3. The Check: When you want to read "ID-123", we run the hashes again. If ALL the corresponding bits are 1, the key might exist. If ANY bit is 0, the key definitely does not exist.

This gives us two powerful guarantees:

• False Negatives are Impossible: If the filter says "No", the data is absolutely not there.

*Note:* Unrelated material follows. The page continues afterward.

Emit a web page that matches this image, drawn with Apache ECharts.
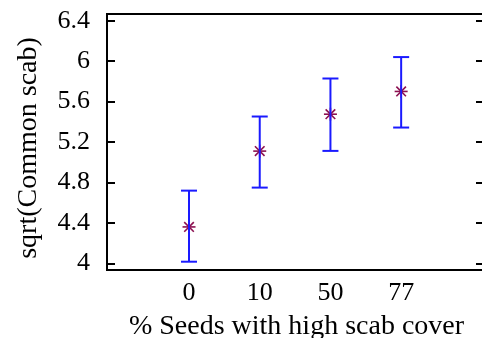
<!DOCTYPE html>
<html><head><meta charset="utf-8">
<script src="https://cdn.jsdelivr.net/npm/echarts@6/dist/echarts.min.js"></script>
<style>html,body{margin:0;padding:0;background:#fff}#c{width:482px;height:338px}</style>
</head><body><div id="c"></div>
<script>
const categories = ['0', '10', '50', '77'];
const means = [4.36, 5.11, 5.475, 5.70];
const lowers = [4.016, 4.749, 5.112, 5.343];
const uppers = [4.719, 5.452, 5.828, 6.040];
const yTicks = [4, 4.4, 4.8, 5.2, 5.6, 6, 6.4];
const xName = '% Seeds with high scab cover';
const yName = 'sqrt(Common scab)';

const font = 'Liberation Serif';
const chart = echarts.init(document.getElementById('c'), null, {renderer: 'canvas'});
const idx = categories.map((c, i) => i);

chart.setOption({
  animation: false,
  grid: {left: 107, right: -4, top: 14, bottom: 68, show: true, borderColor: '#000', borderWidth: 2, backgroundColor: 'transparent', containLabel: false, outerBoundsMode: 'none'},
  xAxis: {
    type: 'value', min: -1.16, max: 4.2,
    splitLine: {show: false},
    axisLine: {show: false, onZero: false}, axisTick: {show: false},
    axisLabel: {customValues: idx, formatter: v => categories[Math.round(v)] ?? '', color: '#000', fontFamily: font, fontSize: 26, margin: 10},
    name: xName, nameLocation: 'middle', nameGap: 43,
    nameTextStyle: {color: '#000', fontFamily: font, fontSize: 28}
  },
  yAxis: [{
    type: 'value', min: 3.934, max: 6.466, position: 'left',
    splitLine: {show: false},
    axisLine: {show: false, onZero: false},
    axisTick: {show: true, inside: true, length: 8, customValues: yTicks, lineStyle: {color: '#000', width: 2}},
    axisLabel: {customValues: yTicks, formatter: v => String(+v.toFixed(1)), color: '#000', fontFamily: font, fontSize: 26, margin: 17},
    name: yName, nameLocation: 'middle', nameGap: 64,
    nameTextStyle: {color: '#000', fontFamily: font, fontSize: 28, padding: [0, 12, 0, 0]}
  }, {
    type: 'value', min: 3.934, max: 6.466, position: 'right',
    splitLine: {show: false},
    axisLine: {show: false, onZero: false},
    axisTick: {show: true, inside: true, length: 10, customValues: yTicks, lineStyle: {color: '#000', width: 2}},
    axisLabel: {show: false}
  }],
  series: [{
    type: 'custom',
    data: idx.map(i => [i, means[i]]),
    renderItem: (params, api) => {
      const p = api.coord([api.value(0), api.value(1)]);
      const r = 6.5, d = 4.8;
      const st = {stroke: '#8c1050', lineWidth: 1.6};
      return {type: 'group', children: [
        {type: 'line', shape: {x1: p[0] - r, y1: p[1], x2: p[0] + r, y2: p[1]}, style: st},
        {type: 'line', shape: {x1: p[0], y1: p[1] - r, x2: p[0], y2: p[1] + r}, style: st},
        {type: 'line', shape: {x1: p[0] - d, y1: p[1] - d, x2: p[0] + d, y2: p[1] + d}, style: st},
        {type: 'line', shape: {x1: p[0] - d, y1: p[1] + d, x2: p[0] + d, y2: p[1] - d}, style: st}
      ]};
    },
    z: 2
  }, {
    type: 'custom',
    data: idx.map(i => [i, lowers[i], uppers[i]]),
    renderItem: (params, api) => {
      const lo = api.coord([api.value(0), api.value(1)]);
      const hi = api.coord([api.value(0), api.value(2)]);
      const w = 8;
      const st = {stroke: '#1a1aff', lineWidth: 2};
      return {type: 'group', children: [
        {type: 'line', shape: {x1: lo[0], y1: lo[1], x2: hi[0], y2: hi[1]}, style: st},
        {type: 'line', shape: {x1: lo[0] - w, y1: lo[1], x2: lo[0] + w, y2: lo[1]}, style: st},
        {type: 'line', shape: {x1: hi[0] - w, y1: hi[1], x2: hi[0] + w, y2: hi[1]}, style: st}
      ]};
    },
    z: 3
  }]
});
</script></body></html>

• False Positives are Possible: It might say "Maybe", but the key isn't actually there (rare, but possible).

class BloomFilter
  def initialize(size)
    @bit_array = Array.new(size, 0)
  end

  def add(key)
    # Hash the key multiple times and flip bits to 1
    indices = hash_functions(key) 
    indices.each { |i| @bit_array[i] = 1 }
  end

  def might_contain?(key)
    indices = hash_functions(key)
    # If ANY bit is 0, the key is definitely not here.
    # We can skip the expensive disk read!
    return false if indices.any? { |i| @bit_array[i] == 0 }

    return true # It might be here, go check the disk.
  end
end

def read_with_optimization(key)
  # 1. Check RAM
  return @mem_table.get(key) if @mem_table.contains?(key)

  # 2. Ask the Bouncer (Bloom Filter)
  unless @bloom_filter.might_contain?(key)
    return "Key Definitely Not Found" # We skip the disk entirely!
  end

  # 3. Only check disk if the Bloom Filter says "Maybe"
  return check_sstables_on_disk(key)
end

This simple trick saves massive amounts of I/O for missing keys.

4. Compaction: Taking Out the Trash

Over time, you might have 1,000 SSTables, and ID-123 might exist in 50 of them (49 updates and 1 current value).

A background process called Compaction runs quietly. It wakes up, merges the 1,000 files into 100 larger files, tosses out the duplicates and Tombstones, and goes back to sleep.

---

Summary

NoSQL systems aren't magic; they are a masterclass in tradeoffs. By accepting that files should be immutable and RAM should be the primary workspace, they achieve write speeds that traditional databases can't touch.

The Recipe for Speed:

1. Append Only: Never seek, just write.

2. MemTable: Sort in RAM first.

3. Tombstones: Don't delete, just mark as dead.

4. Bloom Filters: Use math to avoid searching for what isn't there.